In reply to jeglover post... THANK YOU SO MUCH FOR POSTING!
Since I built 2 brand new machines my DVD training videos from LYNDA.com would not play. Now they do because of your post. I have searched on and off for a month with no luck. LYNDA .com wouldn't even respond to my emails. Everything kept pointing to Macromedia Projector. Who would've thunk settings in QuickTime from Apple was the culprit. 
You never know what may happen... if you NEVER GIVE UP! :up: 
Thanks again, and again, and again, and again.


----------



## Vidko (Sep 16, 2007)

nanoDano said:


> In reply to jeglover post... THANK YOU SO MUCH FOR POSTING!
> Since I built 2 brand new machines my DVD training videos from LYNDA.com would not play. Now they do because of your post. I have searched on and off for a month with no luck. LYNDA .com wouldn't even respond to my emails. Everything kept pointing to Macromedia Projector. Who would've thunk settings in QuickTime from Apple was the culprit.
> You never know what may happen... if you NEVER GIVE UP! :up:
> Thanks again, and again, and again, and again.
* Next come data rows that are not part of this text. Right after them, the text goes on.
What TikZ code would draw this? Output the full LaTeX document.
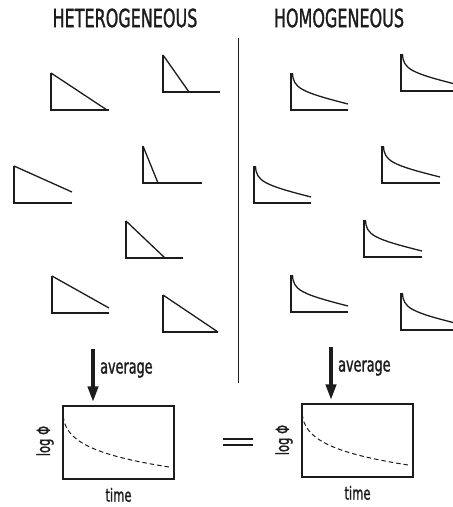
\documentclass[tikz,border=0pt]{standalone}
\usepackage{fontspec}
\setmainfont{DejaVu Sans}[FakeStretch=0.64, FakeBold=1.2]
\usetikzlibrary{arrows.meta,positioning}
\definecolor{ink}{RGB}{28,28,28}

\begin{document}
\begin{tikzpicture}[x=1pt, y=-1pt,
  trace/.style={draw=ink, line width=1.3pt},
  head/.style={font=\fontsize{25}{25}\selectfont, text=ink, inner sep=0pt},
  avglab/.style={font=\fontsize{20}{20}\selectfont, text=ink, inner sep=0pt},
  axlab/.style={font=\fontsize{18}{18}\selectfont, text=ink, inner sep=0pt},
  plotbox/.style={rectangle, draw=ink, line width=1.4pt, minimum width=111pt,
                  minimum height=73pt, inner sep=0pt},
  fitcurve/.style={draw=ink, line width=1pt, dash pattern=on 4.5pt off 3pt},
  avgarrow/.style={draw=ink, line width=4pt, -{Triangle[length=16pt, width=10pt]}},
  eqbar/.style={draw=ink, line width=1.5pt},
  pics/ramp/.style args={#1/#2/#3}{code={
    \draw[trace] (0,-37) -- (0,0) -- (#3,0);
    \draw[trace] (0,-37) -- (#1,-#2);
  }},
  pics/decay/.style={code={
    \draw[trace] (0,-37) -- (0,0) -- (#1,0);
    \draw[trace] (1.5,-37) .. controls (2,-22) and (10,-18) .. (#1,-6);
  }}]
\useasboundingbox (0,0) rectangle (453,507);

% column titles
\node[head] (hethead) at (125,18) {HETEROGENEOUS};
\node[head] (homhead) at (339,18) {HOMOGENEOUS};
\draw[ink, line width=1pt] (238,38) -- (238,383);

% single decays, heterogeneous side
\foreach \cx/\cy/\hx/\hr/\bl in {51/110/56/0/58, 163/92/26/0/57, 14/203/58/11/58,
    143/183/15/0/59, 126/258/39/0/57, 52/313/57/5/57, 163/332/55/0/55}
  \pic at (\cx,\cy) {ramp=\hx/\hr/\bl};

% single decays, homogeneous side
\foreach \cx/\cy/\bl in {291/110/57, 401/91/58, 254/203/57, 382/183/58,
    364/257/58, 291/312/57, 401/330/58}
  \pic at (\cx,\cy) {decay=\bl};

% averaged curves
\node[plotbox] (hetplot) at (118.5,442.5) {};
\node[plotbox] (homplot) at (357.5,440.5) {};
\foreach \p in {hetplot,homplot}
  \draw[fitcurve] ([shift={(1,11)}]\p.north west) .. controls ([shift={(3,35)}]\p.north west)
    and ([shift={(30,50)}]\p.north west) .. ([shift={(109,62)}]\p.north west);

\coordinate (hetarr) at (93,349);
\coordinate (homarr) at (331,347);
\draw[avgarrow, shorten >=3pt] (hetarr) -- (hetarr |- hetplot.north);
\draw[avgarrow, shorten >=3pt] (homarr) -- (homarr |- homplot.north);
\node[avglab, anchor=west] (hetavg) at (100,370) {average};
\node[avglab, anchor=west] (homavg) at (338,368) {average};

\node[axlab, rotate=90] (hetlog) at (45,441) {log Φ};
\node[axlab, rotate=90] (homlog) at (284,440) {log Φ};
\node[axlab, below=8pt of hetplot] (hettime) {time};
\node[axlab, below=8pt of homplot] (homtime) {time};

\draw[eqbar] (223,439) -- (253,439);
\draw[eqbar] (223,445) -- (253,445);
\end{tikzpicture}
\end{document}
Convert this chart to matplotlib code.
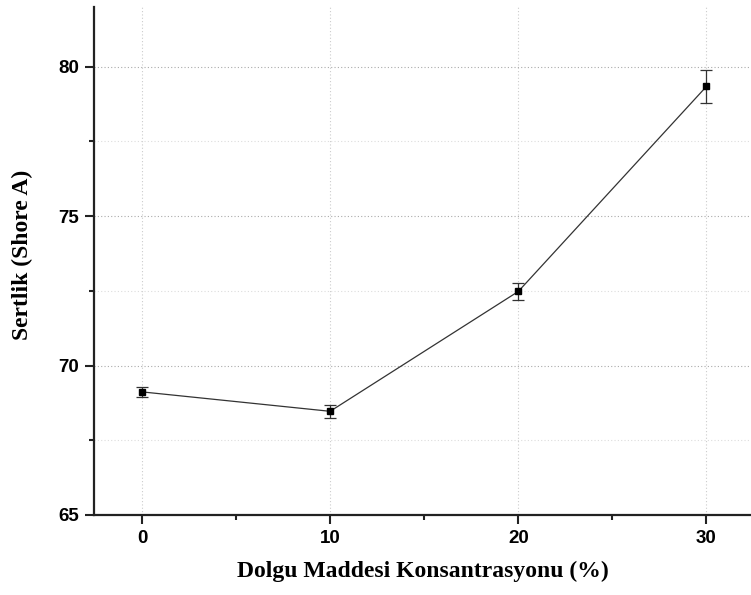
import matplotlib
matplotlib.use("Agg")
import matplotlib.pyplot as plt
from matplotlib.ticker import MultipleLocator

conc = [0, 10, 20, 30]
hardness = [69.12, 68.47, 72.48, 79.34]
err = [0.18, 0.22, 0.29, 0.56]
xlabel = "Dolgu Maddesi Konsantrasyonu (%)"
ylabel = "Sertlik (Shore A)"

fig = plt.figure(figsize=(7.51, 5.95), dpi=100)
ax = fig.add_axes([94/751, 80/595, (751-94)/751 + 0.002, (515-7)/595])

ax.errorbar(conc, hardness, yerr=err, color="#333333", lw=0.9, marker="s",
            ms=4.5, mfc="black", mec="black", ecolor="#333333", elinewidth=0.9,
            capsize=4, capthick=0.9, zorder=3)

ax.set_xlim(-2.55, 32.45)
ax.set_ylim(65, 82)
ax.xaxis.set_major_locator(MultipleLocator(10))
ax.xaxis.set_minor_locator(MultipleLocator(5))
ax.yaxis.set_major_locator(MultipleLocator(5))
ax.yaxis.set_minor_locator(MultipleLocator(2.5))

ax.grid(which="major", axis="y", ls=(0, (1, 2)), color="#aaaaaa", lw=0.8)
ax.grid(which="minor", axis="y", ls=(0, (1, 2)), color="#dddddd", lw=0.8)
ax.grid(which="major", axis="x", ls=(0, (1, 2)), color="#cccccc", lw=0.8)

for s in ["top", "right"]:
    ax.spines[s].set_visible(False)
for s in ["left", "bottom"]:
    ax.spines[s].set_linewidth(1.6)
    ax.spines[s].set_color("#222222")

ax.tick_params(which="major", direction="out", length=6.5, width=1.5, color="#222222",
               labelsize=13.5, pad=4)
ax.tick_params(which="minor", direction="out", length=3.5, width=1.5, color="#222222")
for lab in ax.get_xticklabels() + ax.get_yticklabels():
    lab.set_fontfamily("Liberation Sans")
    lab.set_fontweight("bold")

ax.set_xlabel(xlabel, fontfamily="Liberation Serif", fontweight="bold", fontsize=17, labelpad=10)
ax.set_ylabel(ylabel, fontfamily="Liberation Serif", fontweight="bold", fontsize=17)
ax.yaxis.set_label_coords(-0.092, 0.512)

fig.savefig("out.png", dpi=100)
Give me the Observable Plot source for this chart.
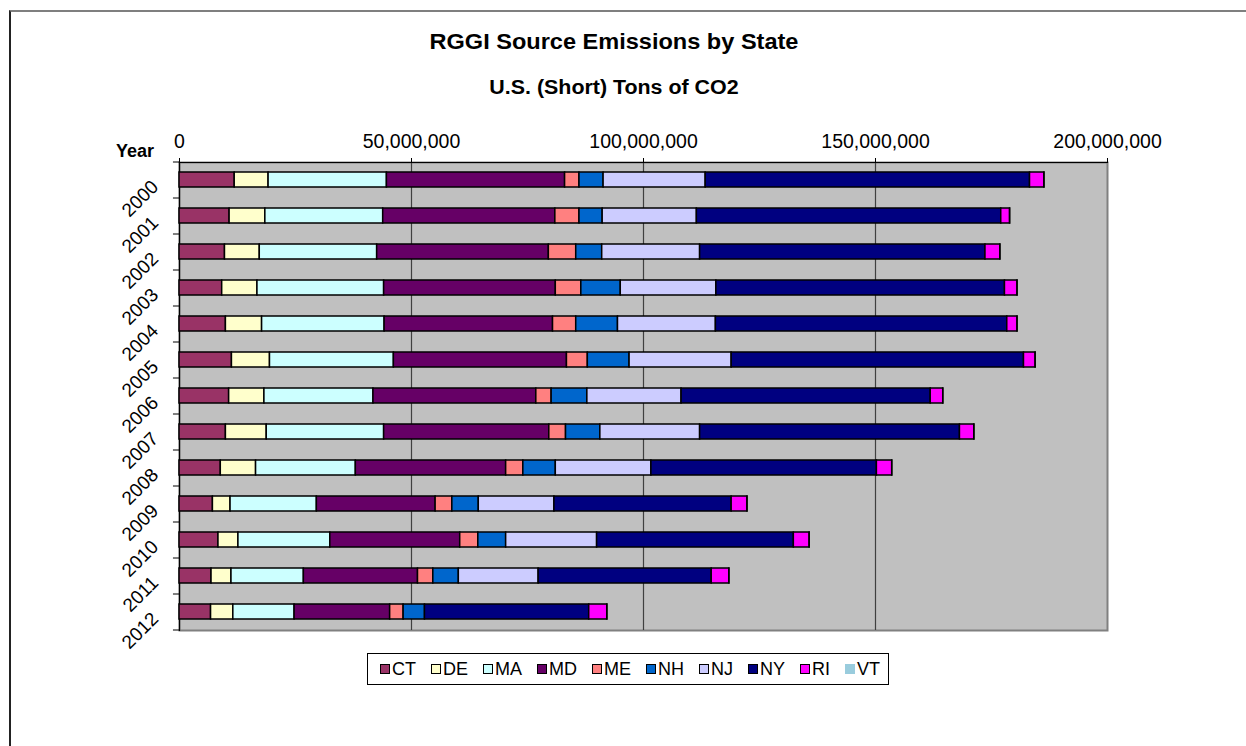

I am experiencing the same problems with Lynda.com vids! I will try this and i hope it works


----------



## vinced57 (May 30, 2008)

Man jeglover,
You rock...I have been all over the web looking for solutions to this problem...thank you, it worked!


----------



## jaroslaw (Jun 3, 2008)

Hi
Thanks so much. I really freak out when installed Flash player and nothing change. Everything was about QuickTime:up:


----------



## btp1956 (Sep 12, 2008)

hi i had the same problem i compleatly uninstalled the version of quicktime from my computer i then installed qt7 
i set compatability to win98 and then reinstalled the game which is the first rhem

the game ran ok from then on

hope this helps
btp1956


----------